A run of records:

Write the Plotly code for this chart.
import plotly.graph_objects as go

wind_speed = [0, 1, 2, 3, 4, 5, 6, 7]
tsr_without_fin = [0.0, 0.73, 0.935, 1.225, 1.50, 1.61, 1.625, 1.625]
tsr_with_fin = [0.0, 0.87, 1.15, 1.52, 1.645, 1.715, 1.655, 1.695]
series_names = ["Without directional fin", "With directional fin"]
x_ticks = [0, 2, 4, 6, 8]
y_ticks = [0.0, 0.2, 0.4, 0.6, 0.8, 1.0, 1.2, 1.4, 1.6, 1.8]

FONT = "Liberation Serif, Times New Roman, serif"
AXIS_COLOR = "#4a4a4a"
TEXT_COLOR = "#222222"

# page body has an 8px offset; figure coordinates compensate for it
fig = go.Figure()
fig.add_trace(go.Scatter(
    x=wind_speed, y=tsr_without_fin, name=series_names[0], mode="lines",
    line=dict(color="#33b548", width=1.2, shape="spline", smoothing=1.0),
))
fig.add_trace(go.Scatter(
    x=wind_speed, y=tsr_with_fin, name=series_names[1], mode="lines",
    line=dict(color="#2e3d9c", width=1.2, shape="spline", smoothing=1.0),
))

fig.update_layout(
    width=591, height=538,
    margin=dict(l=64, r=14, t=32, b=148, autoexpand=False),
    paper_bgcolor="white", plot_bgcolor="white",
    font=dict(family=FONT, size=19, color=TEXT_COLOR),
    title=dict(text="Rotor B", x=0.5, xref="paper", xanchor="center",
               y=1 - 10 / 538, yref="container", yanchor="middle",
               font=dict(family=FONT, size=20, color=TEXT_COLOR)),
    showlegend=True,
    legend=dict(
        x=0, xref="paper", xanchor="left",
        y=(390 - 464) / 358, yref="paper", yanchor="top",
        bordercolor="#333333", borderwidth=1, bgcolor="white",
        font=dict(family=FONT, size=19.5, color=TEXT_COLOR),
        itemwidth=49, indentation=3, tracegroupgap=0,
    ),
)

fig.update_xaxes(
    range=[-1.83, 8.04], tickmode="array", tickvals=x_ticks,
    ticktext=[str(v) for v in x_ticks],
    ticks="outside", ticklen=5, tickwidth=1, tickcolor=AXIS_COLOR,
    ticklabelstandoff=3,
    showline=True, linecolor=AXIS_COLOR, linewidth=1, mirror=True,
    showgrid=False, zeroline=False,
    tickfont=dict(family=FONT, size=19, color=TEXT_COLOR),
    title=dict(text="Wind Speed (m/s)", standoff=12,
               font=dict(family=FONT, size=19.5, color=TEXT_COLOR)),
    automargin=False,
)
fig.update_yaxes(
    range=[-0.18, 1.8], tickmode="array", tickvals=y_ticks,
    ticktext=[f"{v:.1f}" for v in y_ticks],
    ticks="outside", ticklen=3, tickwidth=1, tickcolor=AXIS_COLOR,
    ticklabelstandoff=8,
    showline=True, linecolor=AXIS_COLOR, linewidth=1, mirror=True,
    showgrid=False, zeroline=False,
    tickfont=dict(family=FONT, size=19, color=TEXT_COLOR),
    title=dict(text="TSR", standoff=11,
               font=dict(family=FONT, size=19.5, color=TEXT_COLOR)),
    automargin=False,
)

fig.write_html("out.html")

==

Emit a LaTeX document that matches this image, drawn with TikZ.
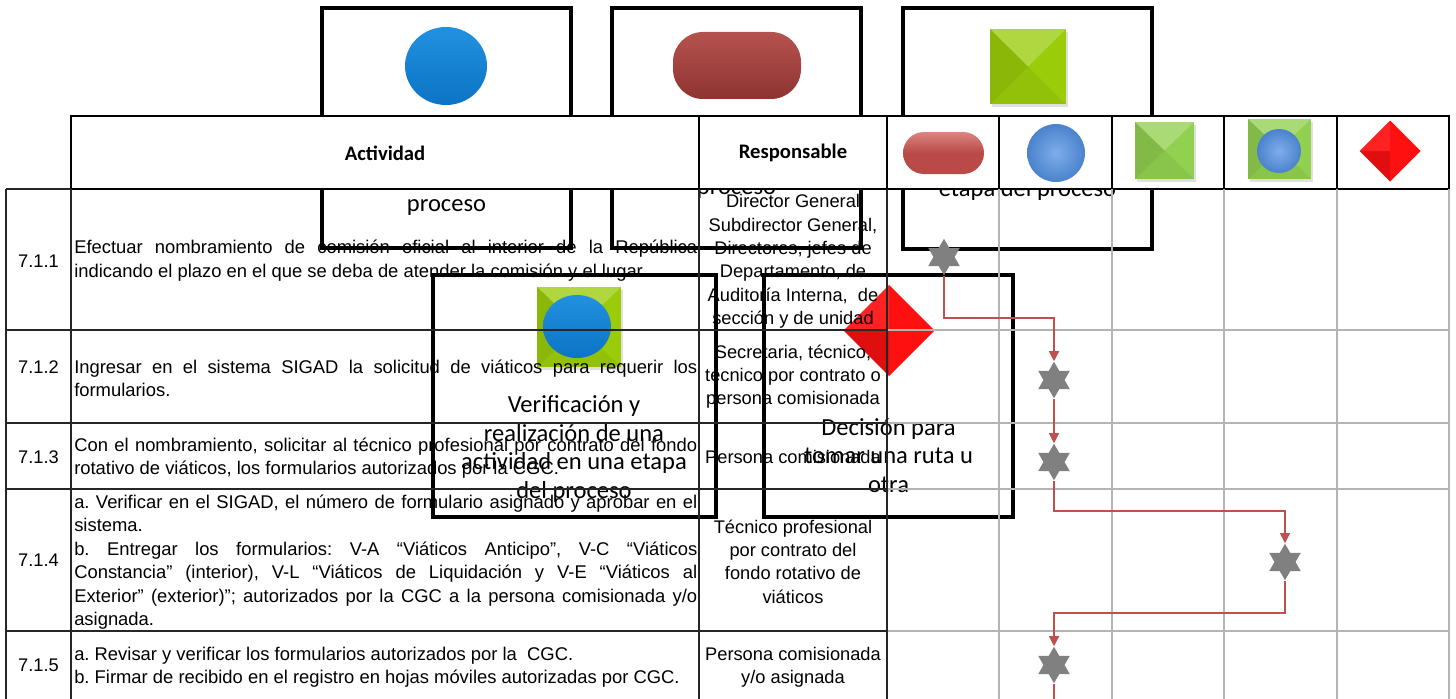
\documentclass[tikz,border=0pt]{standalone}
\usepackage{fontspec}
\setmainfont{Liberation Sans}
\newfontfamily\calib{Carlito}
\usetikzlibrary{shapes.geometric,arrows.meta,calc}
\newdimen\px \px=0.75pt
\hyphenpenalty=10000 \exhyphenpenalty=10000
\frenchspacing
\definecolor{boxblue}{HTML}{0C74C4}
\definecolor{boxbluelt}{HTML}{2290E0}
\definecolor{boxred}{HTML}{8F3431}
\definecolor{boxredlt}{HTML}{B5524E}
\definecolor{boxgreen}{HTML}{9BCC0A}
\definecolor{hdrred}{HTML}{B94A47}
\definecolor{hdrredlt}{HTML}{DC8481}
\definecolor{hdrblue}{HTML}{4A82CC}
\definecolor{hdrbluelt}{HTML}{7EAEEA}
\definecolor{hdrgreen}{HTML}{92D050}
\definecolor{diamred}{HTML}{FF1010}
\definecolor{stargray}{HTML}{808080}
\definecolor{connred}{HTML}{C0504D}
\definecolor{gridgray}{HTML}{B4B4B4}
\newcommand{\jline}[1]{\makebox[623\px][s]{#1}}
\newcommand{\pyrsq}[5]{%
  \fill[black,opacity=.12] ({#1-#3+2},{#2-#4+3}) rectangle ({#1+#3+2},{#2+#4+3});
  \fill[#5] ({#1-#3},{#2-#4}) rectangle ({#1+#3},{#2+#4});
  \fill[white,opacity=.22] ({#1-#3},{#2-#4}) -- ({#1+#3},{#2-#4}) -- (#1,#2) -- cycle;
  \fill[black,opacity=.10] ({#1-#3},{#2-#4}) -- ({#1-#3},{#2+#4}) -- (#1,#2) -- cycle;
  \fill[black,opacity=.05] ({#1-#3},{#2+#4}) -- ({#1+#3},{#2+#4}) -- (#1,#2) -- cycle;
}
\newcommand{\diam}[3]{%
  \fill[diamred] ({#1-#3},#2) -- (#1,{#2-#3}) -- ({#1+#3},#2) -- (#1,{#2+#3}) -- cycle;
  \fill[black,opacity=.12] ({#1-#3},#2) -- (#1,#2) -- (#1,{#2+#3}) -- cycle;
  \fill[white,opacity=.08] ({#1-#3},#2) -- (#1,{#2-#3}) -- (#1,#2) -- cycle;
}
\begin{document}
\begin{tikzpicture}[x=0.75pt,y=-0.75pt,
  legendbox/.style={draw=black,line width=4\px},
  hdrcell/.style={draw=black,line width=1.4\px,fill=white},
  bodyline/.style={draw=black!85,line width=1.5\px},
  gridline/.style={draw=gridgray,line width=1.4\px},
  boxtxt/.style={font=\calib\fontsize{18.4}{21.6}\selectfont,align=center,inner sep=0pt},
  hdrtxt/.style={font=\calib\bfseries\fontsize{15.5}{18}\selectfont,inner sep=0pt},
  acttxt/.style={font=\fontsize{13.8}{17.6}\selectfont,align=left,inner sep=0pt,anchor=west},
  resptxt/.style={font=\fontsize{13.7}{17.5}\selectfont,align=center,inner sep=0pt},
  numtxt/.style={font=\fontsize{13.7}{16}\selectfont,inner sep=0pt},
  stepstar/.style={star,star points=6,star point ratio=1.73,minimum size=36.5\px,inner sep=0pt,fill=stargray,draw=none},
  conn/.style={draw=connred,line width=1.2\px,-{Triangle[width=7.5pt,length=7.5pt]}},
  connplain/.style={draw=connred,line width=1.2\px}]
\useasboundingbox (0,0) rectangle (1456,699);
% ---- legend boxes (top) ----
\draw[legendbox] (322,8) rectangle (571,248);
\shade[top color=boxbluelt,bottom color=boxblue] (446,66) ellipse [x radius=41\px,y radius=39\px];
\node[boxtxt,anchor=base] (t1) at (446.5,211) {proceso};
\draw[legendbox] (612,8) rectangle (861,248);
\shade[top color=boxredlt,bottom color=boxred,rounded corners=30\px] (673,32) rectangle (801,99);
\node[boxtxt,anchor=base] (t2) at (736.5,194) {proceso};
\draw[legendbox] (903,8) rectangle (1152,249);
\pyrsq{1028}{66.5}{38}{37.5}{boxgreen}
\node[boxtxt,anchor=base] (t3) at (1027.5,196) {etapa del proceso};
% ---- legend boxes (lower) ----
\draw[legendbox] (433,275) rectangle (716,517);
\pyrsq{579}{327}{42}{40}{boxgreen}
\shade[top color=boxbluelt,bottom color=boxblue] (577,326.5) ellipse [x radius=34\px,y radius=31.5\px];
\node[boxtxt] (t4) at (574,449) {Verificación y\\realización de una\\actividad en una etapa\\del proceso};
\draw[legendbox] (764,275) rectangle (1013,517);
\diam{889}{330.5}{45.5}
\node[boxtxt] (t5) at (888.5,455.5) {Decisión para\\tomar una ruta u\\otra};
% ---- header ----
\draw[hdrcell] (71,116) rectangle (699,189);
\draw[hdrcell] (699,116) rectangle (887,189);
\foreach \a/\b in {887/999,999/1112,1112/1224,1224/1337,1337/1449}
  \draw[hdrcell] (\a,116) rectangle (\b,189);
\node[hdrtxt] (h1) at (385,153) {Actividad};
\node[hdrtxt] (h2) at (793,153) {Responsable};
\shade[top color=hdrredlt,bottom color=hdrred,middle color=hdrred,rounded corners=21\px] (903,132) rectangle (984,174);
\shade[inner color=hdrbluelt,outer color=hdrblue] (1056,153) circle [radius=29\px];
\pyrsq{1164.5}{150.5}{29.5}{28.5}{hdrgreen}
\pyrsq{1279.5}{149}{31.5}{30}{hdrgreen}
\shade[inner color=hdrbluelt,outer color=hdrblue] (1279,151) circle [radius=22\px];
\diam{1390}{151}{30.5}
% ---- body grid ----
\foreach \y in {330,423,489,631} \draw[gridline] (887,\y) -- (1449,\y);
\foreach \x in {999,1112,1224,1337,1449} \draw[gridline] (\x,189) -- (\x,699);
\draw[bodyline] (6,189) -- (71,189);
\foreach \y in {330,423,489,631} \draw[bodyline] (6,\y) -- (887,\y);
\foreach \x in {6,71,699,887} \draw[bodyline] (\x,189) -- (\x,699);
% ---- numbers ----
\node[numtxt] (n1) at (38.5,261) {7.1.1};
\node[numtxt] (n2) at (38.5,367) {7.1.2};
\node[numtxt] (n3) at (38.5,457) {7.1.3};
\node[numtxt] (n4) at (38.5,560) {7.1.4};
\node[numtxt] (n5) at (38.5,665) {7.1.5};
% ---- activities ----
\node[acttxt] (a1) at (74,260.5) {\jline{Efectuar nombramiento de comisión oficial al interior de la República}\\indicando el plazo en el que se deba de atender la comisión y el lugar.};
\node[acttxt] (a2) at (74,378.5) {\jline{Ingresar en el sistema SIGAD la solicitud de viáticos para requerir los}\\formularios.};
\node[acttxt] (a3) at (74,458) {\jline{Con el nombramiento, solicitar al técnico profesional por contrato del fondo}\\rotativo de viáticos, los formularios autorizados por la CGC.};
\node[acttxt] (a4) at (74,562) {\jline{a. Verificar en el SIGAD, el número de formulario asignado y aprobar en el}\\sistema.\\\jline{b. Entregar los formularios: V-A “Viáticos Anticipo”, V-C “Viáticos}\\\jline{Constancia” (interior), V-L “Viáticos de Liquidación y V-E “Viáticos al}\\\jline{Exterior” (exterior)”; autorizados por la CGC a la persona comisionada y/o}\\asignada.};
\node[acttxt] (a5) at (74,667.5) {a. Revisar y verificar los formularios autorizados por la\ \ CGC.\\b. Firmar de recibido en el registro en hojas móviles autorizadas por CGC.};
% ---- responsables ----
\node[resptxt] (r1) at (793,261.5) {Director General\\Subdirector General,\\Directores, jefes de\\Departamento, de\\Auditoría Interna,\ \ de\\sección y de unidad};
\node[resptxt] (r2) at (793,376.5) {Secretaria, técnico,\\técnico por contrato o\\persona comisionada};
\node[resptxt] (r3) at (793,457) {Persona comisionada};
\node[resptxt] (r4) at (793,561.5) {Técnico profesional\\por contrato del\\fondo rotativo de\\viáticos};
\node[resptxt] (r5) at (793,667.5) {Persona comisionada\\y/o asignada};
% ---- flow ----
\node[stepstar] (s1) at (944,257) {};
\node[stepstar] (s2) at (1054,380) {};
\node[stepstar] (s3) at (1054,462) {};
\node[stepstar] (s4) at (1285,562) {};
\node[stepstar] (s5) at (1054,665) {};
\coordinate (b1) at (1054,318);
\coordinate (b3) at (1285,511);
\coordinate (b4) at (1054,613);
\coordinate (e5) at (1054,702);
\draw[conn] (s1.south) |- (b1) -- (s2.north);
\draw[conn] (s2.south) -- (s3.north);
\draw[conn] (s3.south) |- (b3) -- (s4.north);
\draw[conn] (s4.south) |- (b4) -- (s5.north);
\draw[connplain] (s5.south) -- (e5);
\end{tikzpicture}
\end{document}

▶ **Request**
Quote nothing but the lines that run from the line containing "Write the Plotly code for this chart." through the line containing "1.4, 1.6, 1.8]", keeping both of them word for word.

▶ **Answer to the problem**
Write the Plotly code for this chart.
import plotly.graph_objects as go

wind_speed = [0, 1, 2, 3, 4, 5, 6, 7]
tsr_without_fin = [0.0, 0.73, 0.935, 1.225, 1.50, 1.61, 1.625, 1.625]
tsr_with_fin = [0.0, 0.87, 1.15, 1.52, 1.645, 1.715, 1.655, 1.695]
series_names = ["Without directional fin", "With directional fin"]
x_ticks = [0, 2, 4, 6, 8]
y_ticks = [0.0, 0.2, 0.4, 0.6, 0.8, 1.0, 1.2, 1.4, 1.6, 1.8]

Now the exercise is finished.